Release it. Talk about it. Confront and POOF! It’s gone. Once the taboo has been spoken, we are released from its hold.

Same thing with photos of you drinking last NYE or that love letter you wrote and published to Facebook to your girlfriend back in 2006 while high. Only by attempting to coerce your background into hiding does the nasty thing bite you.

Moreover, everyone’s doing it.

No, I’m completely fucking serious.

What presidential candidate in 2032 or whatever will NOT have revealing photos, a long-abandoned obnoxious blog about cats dressed like stoners, or a video up of him/her from college yelling crude profanities about the basketball team’s poor zone defense?!

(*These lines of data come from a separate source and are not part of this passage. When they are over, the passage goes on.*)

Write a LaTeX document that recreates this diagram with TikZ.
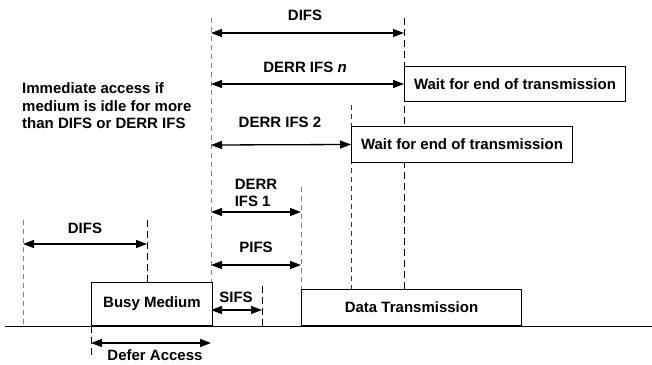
\documentclass[tikz,border=0pt]{standalone}
\usepackage{fontspec}
\setmainfont{Liberation Sans}
\usetikzlibrary{arrows.meta}
\begin{document}
\begin{tikzpicture}[x=1pt,y=-1pt,
  lbl/.style={font=\fontsize{15}{17.5}\selectfont\bfseries, inner sep=0pt, align=center},
  boxn/.style={draw, fill=white, line width=1pt, inner sep=0pt, font=\fontsize{15}{17}\selectfont\bfseries},
  dim/.style={line width=1.3pt, {Triangle[length=11pt,width=8pt]}-{Triangle[length=11pt,width=8pt]}},
  gdash/.style={draw=gray, line width=0.9pt, dash pattern=on 5pt off 4pt},
  bdash/.style={draw=black, line width=1pt, dash pattern=on 7pt off 4pt},
  base/.style={line width=1pt}]
\useasboundingbox (0,0) rectangle (652,364);
% baseline
\coordinate (b0) at (5,326);
\coordinate (b1) at (652,326);
\draw[base] (b0) -- (b1);
% vertical marker coordinates
\coordinate (v23t) at (23,220);   \coordinate (v23b) at (23,326);
\coordinate (v147t) at (147,220); \coordinate (v147b) at (147,283);
\coordinate (v211t) at (211,18);  \coordinate (v211b) at (211,326);
\coordinate (v262t) at (262,286); \coordinate (v262b) at (262,326);
\coordinate (v301t) at (301,187); \coordinate (v301b) at (301,290);
\coordinate (v351t) at (351,105); \coordinate (v351b) at (351,290);
\coordinate (v404t) at (404,18);  \coordinate (v404b) at (404,290);
\coordinate (v91t) at (91,326);   \coordinate (v91b) at (91,356);
\draw[gdash] (v23t) -- (v23b);
\draw[bdash] (v147t) -- (v147b);
\draw[gdash] (v211t) -- (v211b);
\draw[bdash] (v262t) -- (v262b);
\draw[gdash] (v301t) -- (v301b);
\draw[gdash, draw=black!80] (v351t) -- (v351b);
\draw[bdash] (v404t) -- (v404b);
\draw[bdash] (v91t) -- (v91b);
% boxes
\node[boxn, minimum width=121pt, minimum height=43pt, anchor=south west] (busy) at (91,326) {Busy Medium};
\node[boxn, minimum width=220pt, minimum height=36pt, anchor=south west] (data) at (301,326) {Data Transmission};
\node[boxn, minimum width=221pt, minimum height=35pt, anchor=north west] (wait1) at (404,66) {Wait for end of transmission};
\node[boxn, minimum width=221pt, minimum height=36pt, anchor=north west] (wait2) at (351,126) {Wait for end of transmission};
% dimension arrows
\coordinate (a1l) at (211,33);  \coordinate (a1r) at (404,33);
\draw[dim] (a1l) -- (a1r);
\coordinate (a2l) at (211,84);
\draw[dim] (a2l) -- (wait1.west);
\coordinate (a3l) at (211,145);
\draw[dim] (a3l) -- (wait2.west);
\coordinate (a4l) at (211,212); \coordinate (a4r) at (301,212);
\draw[dim] (a4l) -- (a4r);
\coordinate (a5l) at (211,265); \coordinate (a5r) at (301,265);
\draw[dim] (a5l) -- (a5r);
\coordinate (a6l) at (211,310); \coordinate (a6r) at (262,310);
\draw[dim] (a6l) -- (a6r);
\coordinate (a7l) at (23,244); \coordinate (a7r) at (147,244);
\draw[dim] (a7l) -- (a7r);
\coordinate (a8l) at (91,343); \coordinate (a8r) at (211,343);
\draw[dim] (a8l) -- (a8r);
% labels
\node[lbl] (ldifs) at (305,15) {DIFS};
\node[lbl] (lderrn) at (305,67) {DERR IFS \textit{n}};
\node[lbl] (lderr2) at (280,122) {DERR IFS 2};
\node[lbl, align=left] (lderr1) at (256,193) {DERR\\IFS 1};
\node[lbl] (lpifs) at (256,247) {PIFS};
\node[lbl] (lsifs) at (236,297) {SIFS};
\node[lbl] (ldifs2) at (85,228) {DIFS};
\node[lbl] (ldefer) at (155,355) {Defer Access};
\node[lbl, align=left, anchor=west] (limm) at (22,106) {Immediate access if\\medium is idle for more\\than DIFS or DERR IFS};
\end{tikzpicture}
\end{document}
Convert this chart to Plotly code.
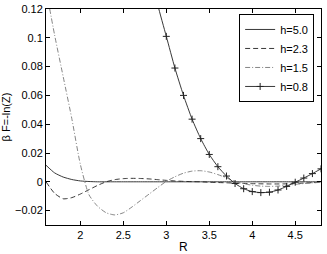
import plotly.graph_objects as go

# R grid (0.1 step)
R = [1.6, 1.7, 1.8, 1.9, 2.0, 2.1, 2.2, 2.3, 2.4, 2.5, 2.6, 2.7, 2.8, 2.9, 3.0,
     3.1, 3.2, 3.3, 3.4, 3.5, 3.6, 3.7, 3.8, 3.9, 4.0, 4.1, 4.2, 4.3, 4.4, 4.5,
     4.6, 4.7, 4.8]

h50 = [0.0115, 0.0062, 0.0033, 0.0016, 0.0006, 0.0002, 0.0, 0.0, 0.0, 0.0, 0.0,
       0.0, 0.0, 0.0, 0.0, 0.0, 0.0, 0.0, 0.0, 0.0, 0.0, 0.0, 0.0, 0.0, 0.0, 0.0,
       0.0, 0.0, 0.0, 0.0, 0.0, 0.0, 0.0]

h23 = [0.0, -0.008, -0.0118, -0.011, -0.0085, -0.0055, -0.0025, 0.0, 0.0015,
       0.0022, 0.0024, 0.0023, 0.002, 0.0015, 0.001, 0.0006, 0.0003, 0.0001, 0.0,
       -0.0003, -0.0005, -0.0007, -0.0009, -0.0011, -0.0013, -0.0014, -0.0015,
       -0.0015, -0.0014, -0.0012, -0.0009, -0.0006, -0.0004]

h15 = [0.134, 0.102, 0.073, 0.044, 0.012, -0.009, -0.017, -0.0215, -0.023,
       -0.0215, -0.0175, -0.013, -0.0085, -0.004, 0.0003, 0.0035, 0.006, 0.0074,
       0.0077, 0.0068, 0.005, 0.0027, 0.0003, -0.0013, -0.0024, -0.003, -0.0032,
       -0.003, -0.0025, -0.0018, -0.0012, -0.0007, -0.0004]

R08 = [2.8, 2.9, 3.0, 3.1, 3.2, 3.3, 3.4, 3.5, 3.6, 3.7, 3.8, 3.9, 4.0, 4.1, 4.2,
       4.3, 4.4, 4.5, 4.6, 4.7, 4.8]
h08 = [0.151, 0.123, 0.101, 0.079, 0.060, 0.0435, 0.030, 0.019, 0.0105, 0.0040,
       -0.0012, -0.0048, -0.0068, -0.0075, -0.0072, -0.0057, -0.0032, -0.0003,
       0.0026, 0.0057, 0.009]

xticks = [2, 2.5, 3, 3.5, 4, 4.5]
xticktext = ["2", "2.5", "3", "3.5", "4", "4.5"]
yticks = [-0.02, 0, 0.02, 0.04, 0.06, 0.08, 0.1, 0.12]
yticktext = ["\u22120.02", "0", "0.02", "0.04", "0.06", "0.08", "0.1", "0.12"]

FONT = "Liberation Sans, Arial, Helvetica, sans-serif"
LC = "#222222"

fig = go.Figure()
fig.add_trace(go.Scatter(x=R, y=h50, mode="lines", name="h=5.0",
                         line=dict(color=LC, width=0.9, dash="solid", shape="spline", smoothing=0.6)))
fig.add_trace(go.Scatter(x=R, y=h23, mode="lines", name="h=2.3",
                         line=dict(color=LC, width=0.9, dash="5px,3px", shape="spline", smoothing=0.6)))
fig.add_trace(go.Scatter(x=R, y=h15, mode="lines", name="h=1.5",
                         line=dict(color="#777777", width=0.9, dash="5px,2px,1px,2px", shape="spline", smoothing=0.6)))
fig.add_trace(go.Scatter(x=R08, y=h08, mode="lines+markers", name="h=0.8",
                         line=dict(color=LC, width=0.9, shape="spline", smoothing=0.6),
                         marker=dict(symbol="cross-thin", size=5,
                                     line=dict(color=LC, width=1))))

fig.update_layout(
    width=327, height=254,
    margin=dict(l=46, r=6, t=9, b=29),
    paper_bgcolor="white", plot_bgcolor="white",
    font=dict(family=FONT, size=11, color="black"),
    showlegend=True,
    legend=dict(x=0.975, y=0.977, xanchor="right", yanchor="top",
                bgcolor="white", bordercolor="black", borderwidth=1,
                font=dict(size=11), tracegroupgap=0, itemwidth=30),
    annotations=[dict(text="R", xref="paper", yref="paper", x=0.5, y=-0.1,
                      xanchor="center", yanchor="middle", showarrow=False,
                      font=dict(size=12))],
)
fig.update_xaxes(range=[1.6, 4.8], tickvals=xticks, ticktext=xticktext,
                 ticks="inside", ticklen=4, tickcolor="black", automargin=False,
                 showline=True, linecolor="black", linewidth=1, mirror="ticks",
                 showgrid=False, zeroline=False)
fig.update_yaxes(range=[-0.03, 0.12], tickvals=yticks, ticktext=yticktext,
                 ticks="inside", ticklen=4, tickcolor="black", automargin=False,
                 showline=True, linecolor="black", linewidth=1, mirror="ticks",
                 showgrid=False, zeroline=False,
                 title=dict(text="\u03b2 F=-ln(Z)", standoff=4, font=dict(size=11)))

fig.write_html("out.html", config={"displayModeBar": False},
               post_script="document.body.style.margin='0';document.body.style.overflow='hidden';")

People who freak out over the Internet’s invasion of our privacy hold fast to a veneer of individual dignity that has never been honest or accurate.

Okay, I’ll take it another step. Does this mean our public officials or teachers or dentists won’t be true professionals in our eyes? Not at all. It just means we won’t be hiding anymore. Our dentist will be revealed to be a raging Van Halen fan. We’ll know that our teacher had a neck-length beard in his twenties. And we’ll know that our local senator has a thing for shady dime-store novels.

BIG DEAL.

Can corporations use this information against us? Probably. Could the government put us in a secret computer bank? They likely have already. I’m sure it’d be super-easy to counter my argument by providing justification for deeply-entrenched skepticism by way of modern examples (the round-ups beginning the Holocaust, the carte-blanche authority of wire-tapping by the NSA, Facebook advertising Ben Folds on my page, etc…).

But really, recent history has proven that often the “leaking” of information by the Internet does not have a wholly positive or negative effect on authoritarianism—if anything, the Arab Spring shows us the err-toward-emancipatory effect of Twitter, Facebook, social media writ large.

My guess is that jerks who steal our freedom were around before the Internet and will still be finding ways to do it in the future. Like any good neighborhood watch program, the more people on the streets at night walking dogs and talking about Boo or whatever the more we scare off the mucky-mucks. And in the 21st Century, we live on the Internet. It feels sorta self-defeating to mope inside, staring through my blinds at all the fun.